> _WORK REQUIRED_:
Below is a listing to transcribe in full and exactly; keep the pictures out.

--- begin ---

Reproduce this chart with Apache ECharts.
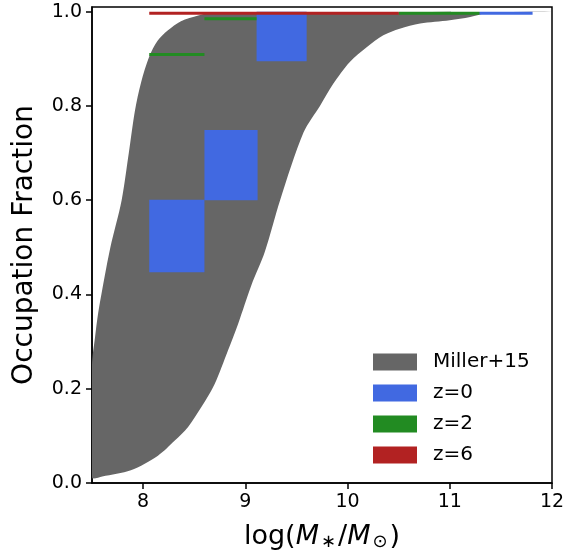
<!DOCTYPE html>
<html>
<head>
<meta charset="utf-8">
<script src="https://cdn.jsdelivr.net/npm/echarts@6/dist/echarts.min.js"></script>
<style>
  html, body { margin: 0; padding: 0; background: #fff; }
  #chart { width: 566px; height: 553px; }
</style>
</head>
<body>
<div id="chart"></div>
<script>
// Miller+15 band: upper and lower edges
var upperX = [7.5, 7.53, 7.56, 7.6, 7.68, 7.79, 7.86, 7.92, 7.98, 8.06, 8.14, 8.24, 8.37, 8.54, 8.65, 12];
var upperY = [0.25, 0.31, 0.36, 0.41, 0.50, 0.60, 0.70, 0.79, 0.85, 0.905, 0.938, 0.96, 0.98, 0.992, 0.997, 1.0];
var lowerX = [7.5, 7.6, 7.88, 8.145, 8.31, 8.44, 8.57, 8.70, 8.83, 8.93, 9.06, 9.19, 9.34, 9.57, 9.73, 9.86, 10.02, 10.19, 10.35, 10.51, 10.71, 11.0, 11.2, 11.36, 12];
var lowerY = [0.012, 0.014, 0.027, 0.058, 0.09, 0.119, 0.161, 0.21, 0.281, 0.338, 0.42, 0.49, 0.6, 0.744, 0.80, 0.847, 0.893, 0.925, 0.95, 0.964, 0.975, 0.982, 0.989, 0.997, 1.0];

// boxes: [xmin, xmax, ylow, yhigh]
var z0 = [[8.06, 8.6, 0.447, 0.601], [8.6, 9.12, 0.6, 0.749], [9.11, 9.6, 0.895, 1.0], [11.29, 11.81, 0.997, 0.997]];
var z2 = [[8.06, 8.6, 0.909, 0.909], [8.6, 9.11, 0.985, 0.985], [10.5, 11.29, 0.997, 0.997]];
var z6 = [[8.06, 10.5, 0.997, 0.997]];

var xTicks = [8, 9, 10, 11, 12];
var yTicks = [0, 0.2, 0.4, 0.6, 0.8, 1.0];

var chart = echarts.init(document.getElementById('chart'));

function bandItem(params, api) {
    var top = [], bot = [];
    for (var i = 0; i < upperX.length; i++) top.push(api.coord([upperX[i], upperY[i]]));
    for (var j = lowerX.length - 1; j >= 0; j--) bot.push(api.coord([lowerX[j], lowerY[j]]));
    return {
        type: 'polygon',
        shape: { points: top.concat(bot), smooth: 0.3 },
        style: { fill: '#666666' }
    };
}

function boxItem(params, api) {
    var p0 = api.coord([api.value(0), api.value(3)]);
    var p1 = api.coord([api.value(1), api.value(2)]);
    var h = p1[1] - p0[1];
    var y = p0[1];
    if (h < 3) { y = (p0[1] + p1[1]) / 2 - 1.5; h = 3; }
    return {
        type: 'rect',
        shape: { x: p0[0], y: y, width: p1[0] - p0[0], height: h },
        style: { fill: api.visual('color') }
    };
}

var font = 'DejaVu Sans';

var option = {
    animation: false,
    grid: {
        left: 92, right: 14, top: 7, bottom: 70,
        outerBoundsMode: 'none',
        show: true, borderColor: '#000', borderWidth: 1.5
    },
    legend: {
        orient: 'vertical',
        left: 373,
        top: 352,
        padding: 0,
        itemWidth: 44,
        itemHeight: 17,
        itemGap: 11,
        icon: 'rect',
        textStyle: { fontFamily: font, fontSize: 20, color: '#000', padding: [0, 0, 0, 11] },
        data: ['Miller+15', 'z=0', 'z=2', 'z=6']
    },
    xAxis: {
        type: 'value',
        min: 7.5,
        max: 12,
        name: '{n|log(}{i|M}{s|∗}{n|/}{i|M}{s|⊙}{n|)}',
        nameLocation: 'middle',
        nameGap: 40,
        nameTextStyle: {
            rich: {
                n: { fontFamily: font, fontSize: 27, color: '#000' },
                i: { fontFamily: font, fontSize: 27, fontStyle: 'italic', color: '#000' },
                s: { fontFamily: font, fontSize: 18, color: '#000', verticalAlign: 'bottom', padding: [10, 2, 0, 2] }
            }
        },
        axisLine: { lineStyle: { color: '#000', width: 1.5 } },
        axisTick: { show: true, length: 6, lineStyle: { color: '#000', width: 1.5 }, customValues: xTicks },
        axisLabel: { fontFamily: font, fontSize: 19, color: '#000', margin: 10, customValues: xTicks },
        splitLine: { show: false }
    },
    yAxis: {
        type: 'value',
        min: 0,
        max: 1.01,
        name: 'Occupation Fraction',
        nameLocation: 'middle',
        nameGap: 53,
        nameTextStyle: { fontFamily: font, fontSize: 28, color: '#000' },
        axisLine: { show: true, lineStyle: { color: '#000', width: 1.5 } },
        axisTick: { show: true, length: 6, lineStyle: { color: '#000', width: 1.5 }, customValues: yTicks },
        axisLabel: {
            fontFamily: font, fontSize: 19, color: '#000', margin: 10, customValues: yTicks,
            formatter: function (v) { return v.toFixed(1); }
        },
        splitLine: { show: false }
    },
    series: [
        {
            name: 'Miller+15',
            type: 'custom',
            itemStyle: { color: '#666666' },
            renderItem: bandItem,
            clip: true,
            data: [0],
            silent: true
        },
        {
            name: 'z=0',
            type: 'custom',
            itemStyle: { color: '#4169E1' },
            renderItem: boxItem,
            encode: { x: [0, 1], y: [2, 3] },
            data: z0
        },
        {
            name: 'z=2',
            type: 'custom',
            itemStyle: { color: '#228B22' },
            renderItem: boxItem,
            encode: { x: [0, 1], y: [2, 3] },
            data: z2
        },
        {
            name: 'z=6',
            type: 'custom',
            itemStyle: { color: '#B22222' },
            renderItem: boxItem,
            encode: { x: [0, 1], y: [2, 3] },
            data: z6
        }
    ]
};

chart.setOption(option);
</script>
</body>
</html>
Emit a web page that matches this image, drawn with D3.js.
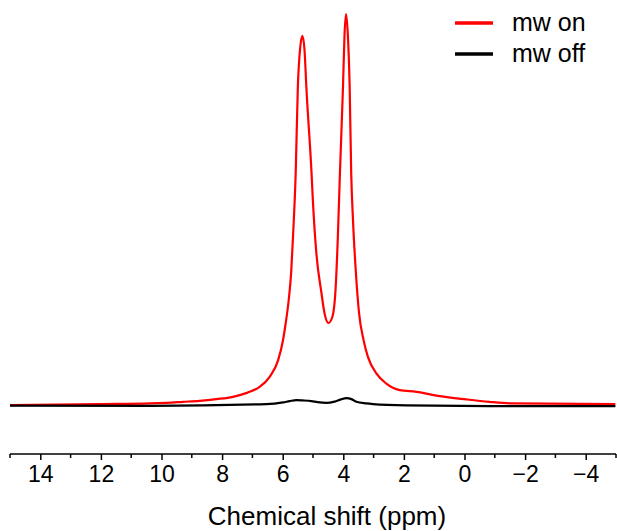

--- end ---

> _RESPONSE_:
Reproduce this chart with Apache ECharts.
<!DOCTYPE html>
<html>
<head>
<meta charset="utf-8">
<script src="https://cdn.jsdelivr.net/npm/echarts@6/dist/echarts.min.js"></script>
<style>
  html, body { margin: 0; padding: 0; background: #fff; }
  #chart { width: 566px; height: 553px; }
</style>
</head>
<body>
<div id="chart"></div>
<script>
// Miller+15 band: upper and lower edges
var upperX = [7.5, 7.53, 7.56, 7.6, 7.68, 7.79, 7.86, 7.92, 7.98, 8.06, 8.14, 8.24, 8.37, 8.54, 8.65, 12];
var upperY = [0.25, 0.31, 0.36, 0.41, 0.50, 0.60, 0.70, 0.79, 0.85, 0.905, 0.938, 0.96, 0.98, 0.992, 0.997, 1.0];
var lowerX = [7.5, 7.6, 7.88, 8.145, 8.31, 8.44, 8.57, 8.70, 8.83, 8.93, 9.06, 9.19, 9.34, 9.57, 9.73, 9.86, 10.02, 10.19, 10.35, 10.51, 10.71, 11.0, 11.2, 11.36, 12];
var lowerY = [0.012, 0.014, 0.027, 0.058, 0.09, 0.119, 0.161, 0.21, 0.281, 0.338, 0.42, 0.49, 0.6, 0.744, 0.80, 0.847, 0.893, 0.925, 0.95, 0.964, 0.975, 0.982, 0.989, 0.997, 1.0];

// boxes: [xmin, xmax, ylow, yhigh]
var z0 = [[8.06, 8.6, 0.447, 0.601], [8.6, 9.12, 0.6, 0.749], [9.11, 9.6, 0.895, 1.0], [11.29, 11.81, 0.997, 0.997]];
var z2 = [[8.06, 8.6, 0.909, 0.909], [8.6, 9.11, 0.985, 0.985], [10.5, 11.29, 0.997, 0.997]];
var z6 = [[8.06, 10.5, 0.997, 0.997]];

var xTicks = [8, 9, 10, 11, 12];
var yTicks = [0, 0.2, 0.4, 0.6, 0.8, 1.0];

var chart = echarts.init(document.getElementById('chart'));

function bandItem(params, api) {
    var top = [], bot = [];
    for (var i = 0; i < upperX.length; i++) top.push(api.coord([upperX[i], upperY[i]]));
    for (var j = lowerX.length - 1; j >= 0; j--) bot.push(api.coord([lowerX[j], lowerY[j]]));
    return {
        type: 'polygon',
        shape: { points: top.concat(bot), smooth: 0.3 },
        style: { fill: '#666666' }
    };
}

function boxItem(params, api) {
    var p0 = api.coord([api.value(0), api.value(3)]);
    var p1 = api.coord([api.value(1), api.value(2)]);
    var h = p1[1] - p0[1];
    var y = p0[1];
    if (h < 3) { y = (p0[1] + p1[1]) / 2 - 1.5; h = 3; }
    return {
        type: 'rect',
        shape: { x: p0[0], y: y, width: p1[0] - p0[0], height: h },
        style: { fill: api.visual('color') }
    };
}

var font = 'DejaVu Sans';

var option = {
    animation: false,
    grid: {
        left: 92, right: 14, top: 7, bottom: 70,
        outerBoundsMode: 'none',
        show: true, borderColor: '#000', borderWidth: 1.5
    },
    legend: {
        orient: 'vertical',
        left: 373,
        top: 352,
        padding: 0,
        itemWidth: 44,
        itemHeight: 17,
        itemGap: 11,
        icon: 'rect',
        textStyle: { fontFamily: font, fontSize: 20, color: '#000', padding: [0, 0, 0, 11] },
        data: ['Miller+15', 'z=0', 'z=2', 'z=6']
    },
    xAxis: {
        type: 'value',
        min: 7.5,
        max: 12,
        name: '{n|log(}{i|M}{s|∗}{n|/}{i|M}{s|⊙}{n|)}',
        nameLocation: 'middle',
        nameGap: 40,
        nameTextStyle: {
            rich: {
                n: { fontFamily: font, fontSize: 27, color: '#000' },
                i: { fontFamily: font, fontSize: 27, fontStyle: 'italic', color: '#000' },
                s: { fontFamily: font, fontSize: 18, color: '#000', verticalAlign: 'bottom', padding: [10, 2, 0, 2] }
            }
        },
        axisLine: { lineStyle: { color: '#000', width: 1.5 } },
        axisTick: { show: true, length: 6, lineStyle: { color: '#000', width: 1.5 }, customValues: xTicks },
        axisLabel: { fontFamily: font, fontSize: 19, color: '#000', margin: 10, customValues: xTicks },
        splitLine: { show: false }
    },
    yAxis: {
        type: 'value',
        min: 0,
        max: 1.01,
        name: 'Occupation Fraction',
        nameLocation: 'middle',
        nameGap: 53,
        nameTextStyle: { fontFamily: font, fontSize: 28, color: '#000' },
        axisLine: { show: true, lineStyle: { color: '#000', width: 1.5 } },
        axisTick: { show: true, length: 6, lineStyle: { color: '#000', width: 1.5 }, customValues: yTicks },
        axisLabel: {
            fontFamily: font, fontSize: 19, color: '#000', margin: 10, customValues: yTicks,
            formatter: function (v) { return v.toFixed(1); }
        },
        splitLine: { show: false }
    },
    series: [
        {
            name: 'Miller+15',
            type: 'custom',
            itemStyle: { color: '#666666' },
            renderItem: bandItem,
            clip: true,
            data: [0],
            silent: true
        },
        {
            name: 'z=0',
            type: 'custom',
            itemStyle: { color: '#4169E1' },
            renderItem: boxItem,
            encode: { x: [0, 1], y: [2, 3] },
            data: z0
        },
        {
            name: 'z=2',
            type: 'custom',
            itemStyle: { color: '#228B22' },
            renderItem: boxItem,
            encode: { x: [0, 1], y: [2, 3] },
            data: z2
        },
        {
            name: 'z=6',
            type: 'custom',
            itemStyle: { color: '#B22222' },
            renderItem: boxItem,
            encode: { x: [0, 1], y: [2, 3] },
            data: z6
        }
    ]
};

chart.setOption(option);
</script>
</body>
</html>
Emit a web page that matches this image, drawn with D3.js.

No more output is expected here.